Peringkat yang telah diberikan dari beberapa lembaga internasional membuat wacana pendidikan Indonesia mengadopsi dari negara maju. Kita lupa bahwa sejak dahulu Ki Hajar Dewantara telah memberikan pesan yang bermakna dalam pendidikan. 

Pendidikan Indonesia masih mengejar angka-angka dan peringkat tetapi melupakan aplikasi ilmu pengetahuan dalam kehidupan sehari-hari. Kiblat pendidikan Indonesia sesuai Ki Hajar Dewantara telah memberikan pandangan yang tepat dalam meningkatkan kualitas pendidikan itu sendiri. Melalui ketiga semboyan tersebut, kita dapat memperoleh makna pendidikan seutuhnya. Sejatinya, tujuan pendidikan bukan hanya mencerdaskan siswa dalam berhitung, membaca dan menulis, tetapi juga cerdas mengaplikasikan teori yang diperoleh di kelas dalam kehidupan sehari-hari untuk menyelesaikan problem yang ada. Tentunya, untuk mencapai hal tersebut perlu peran guru dalam memberikan contoh, memberikan semangat serta arahan dan dorongan bagi siswa.
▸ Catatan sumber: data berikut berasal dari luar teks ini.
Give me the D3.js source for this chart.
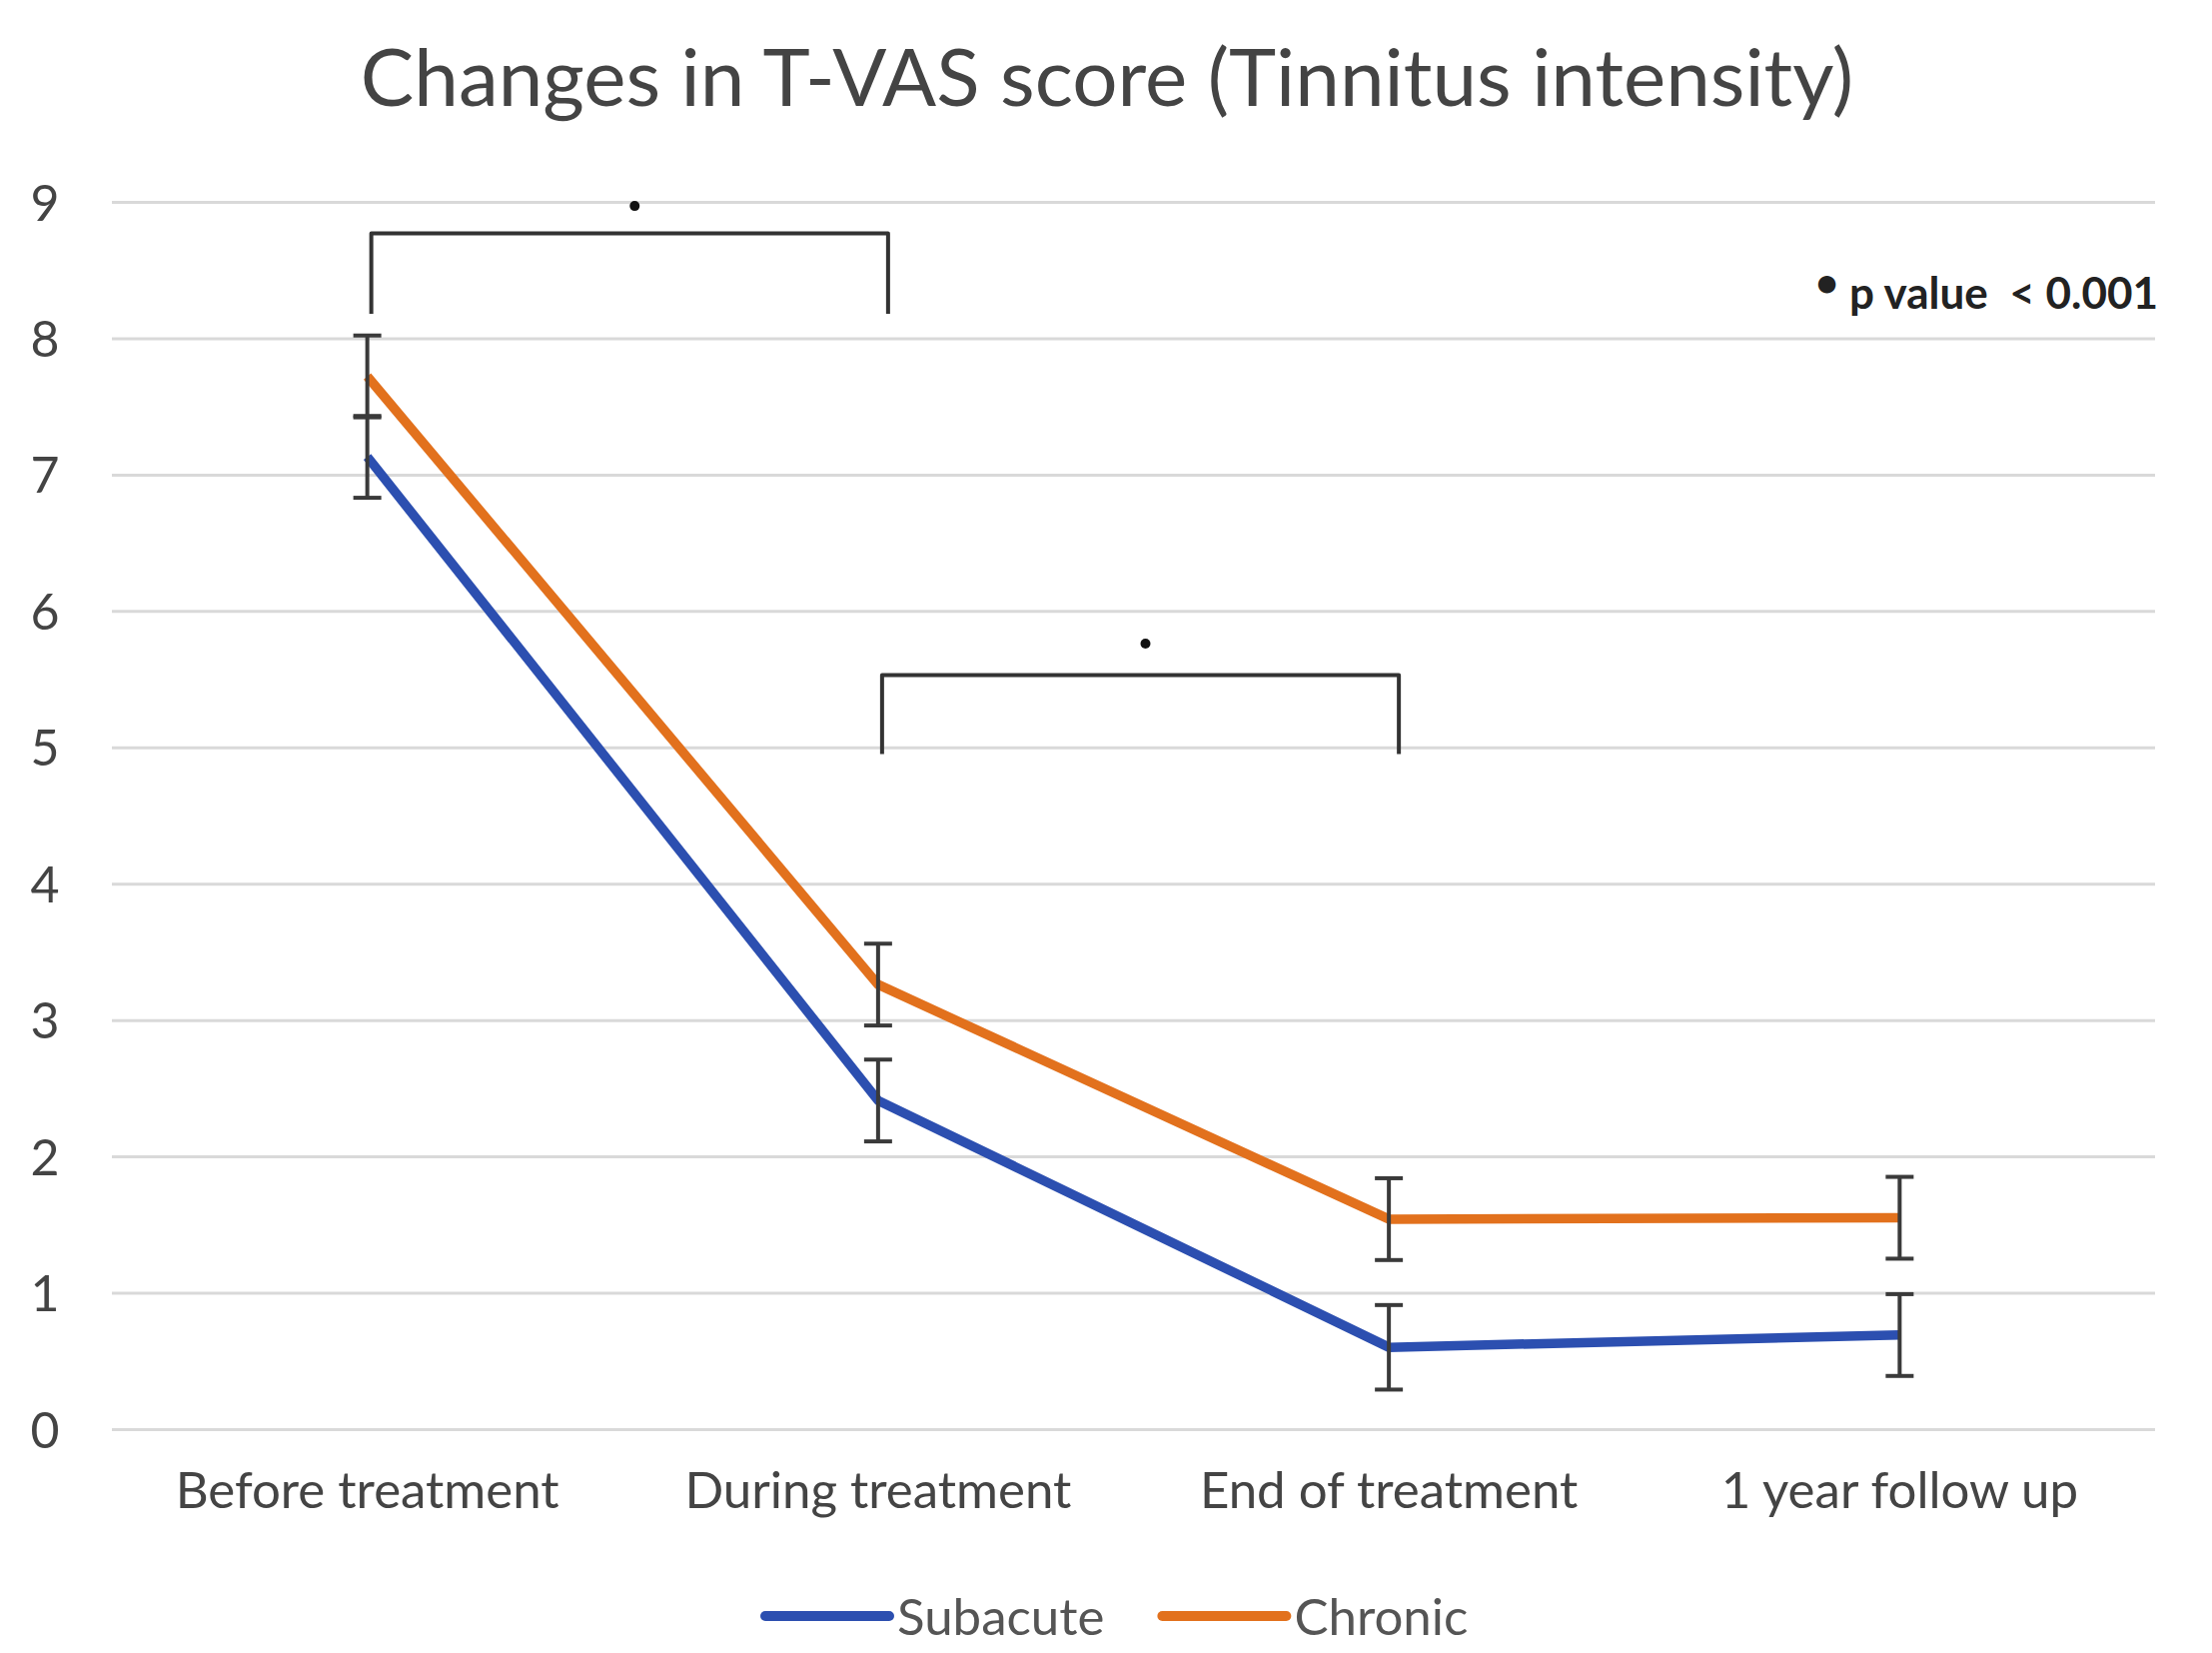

Peringkat hanya sebuah posisi yang bukan merupakan jalan untuk meningkatkan kualitas. Dengan berkiblat pada ketiga pedoman tersebut, maka kualitas pendidikan Indonesia dapat meningkat yang tentunya diiringi dengan peningkatan kuantitasnya, yaitu peringkat. Pendidikan bukan hanya tentang angka ataupun sulitnya pelajaran eksakta tetapi bagaimana mengajarkan siswa agar mampu memanfaatkan pengetahuan dan keterampilannya di masyarakat. Harapannya, semua elemen masyarakat merasa memiliki dan bertanggung jawab dalam menjaga kualitas pendidikan tanpa menyalahkan maupun disalahkan.